Kids as young as 3 can identify shapes and kids as young as 4 can badly draw them. (Quinn, 65) This is low floor.

Triangles also represent curvature. If a triangle has more than 180 degrees, the surface it’s on has positive curvature. Less than 180 and the surface has negative curvature. We are now sort of exploring the Riemann curvature tensor. I will call this high ceiling.

Everything in between makes you play with the definition of a triangle. This vast middle is the mezzanine, where most of us regular folks live.

This prompt invites anyone to play around with triangles. No pretense, no calculation, no pressure.

WHAT’S HALF A COOKIE TIMES HALF A DUCK?

Fractions. They’ve been causing headaches since the Egyptians.
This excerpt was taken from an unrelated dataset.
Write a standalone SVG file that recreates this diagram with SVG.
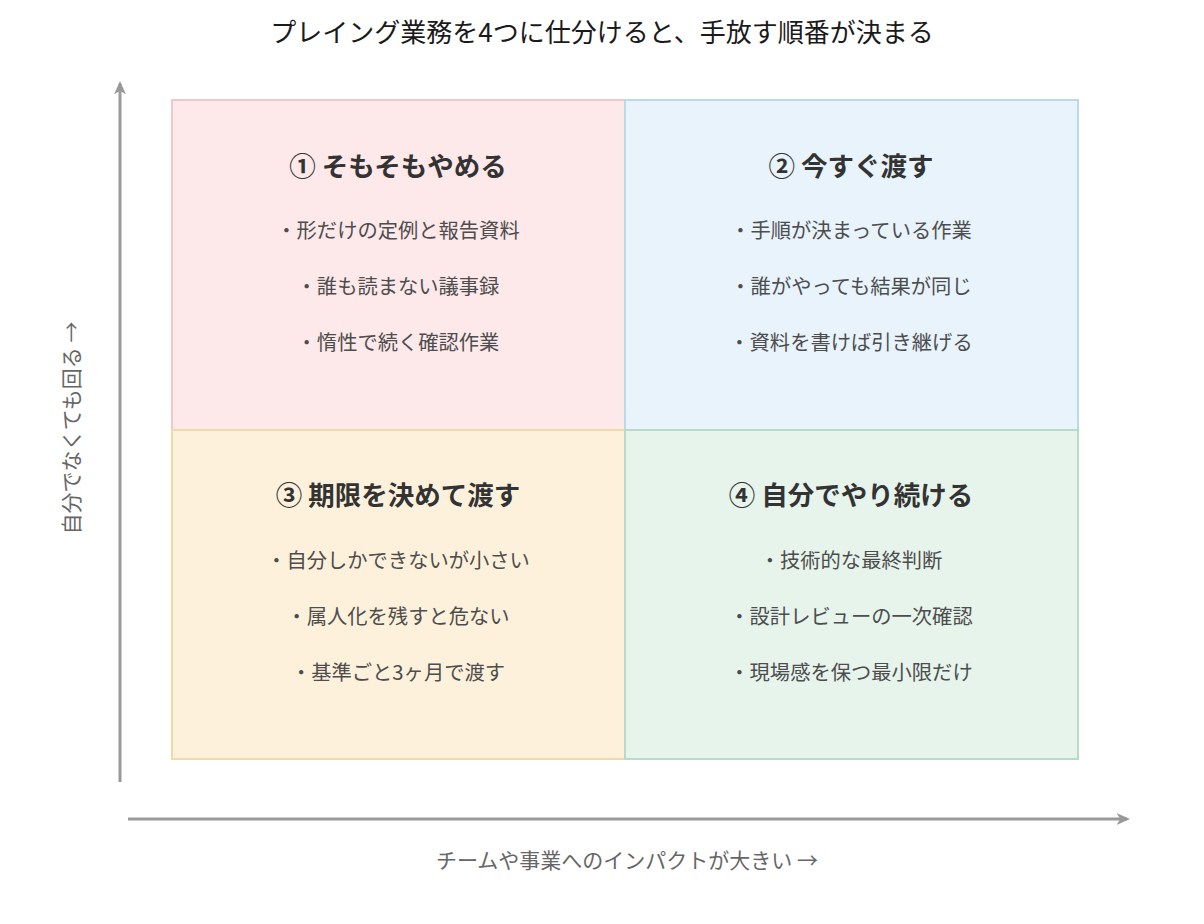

Here’s a quote from Ian Stewart’s Taming the Infinite: “Fractions caused the Egyptians severe headaches.”

Here is another: “When the Egyptian scribe needed to compute with fractions, he was confronted with many difficulties arising from the restrictions of his notation.” (Gillings 1972)

Perhaps this card should us ask to give an Egyptian a cookie for all that stress.
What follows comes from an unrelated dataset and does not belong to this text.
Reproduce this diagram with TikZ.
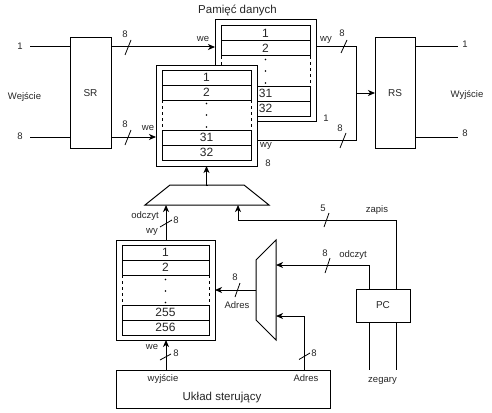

Fractions are weird. Kids learn that multiplying two numbers makes a bigger number. But multiplying two fractions makes a smaller fraction! This is jarring and something we gloss over as adults.

Teaching fractions is inherently challenging because the operations are counterintuitive to what students already know about whole numbers.

— Ni & Zhou, 2005

This prompt is low floor because a duck-cookie crayon/marker/whatever mash is accessible to everyone. (The worse the drawing the better.) It is high ceiling because we can bring ourselves back to the Egyptians and ask what is really going on when we multiply fractions. The mezzanine for this card serves milk and cookies.
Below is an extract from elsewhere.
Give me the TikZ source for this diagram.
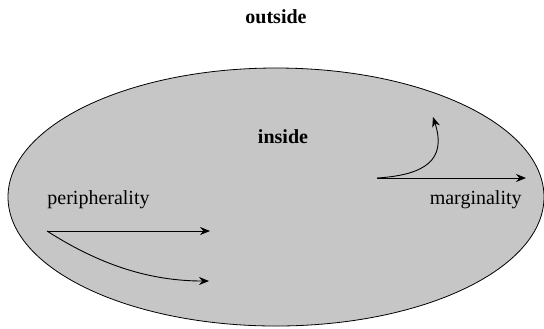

This leads to a question though. Instead of cookies and ducks…

WHY NOT JUST WRITE MATH QUESTIONS ON THE CARDS?

There are numerous incredible resources out there for those that are math-inclined, math educators or both. This deck was lovingly crafted for those, young and old, who see flashcards and math games and puzzles and recoil a bit into their shell.

Sometimes that math-phobe or math-hater is a student. Other times it’s a parent. The truth is there is usually someone in a student’s orbit who has expressed outright dislike of math.

I have come to the realization that, as their maths teacher, I am possibly the only positive mathematical role model in many of my students’ lives. Sadly, students are likely to be surrounded by math-haters or math-avoiders.

— Craig Barton, How I Wish I’d Taught Maths

There are no math questions on the cards because math questions exist all over the place. For the math-phobes, math haters and math avoiders: This is my present to you.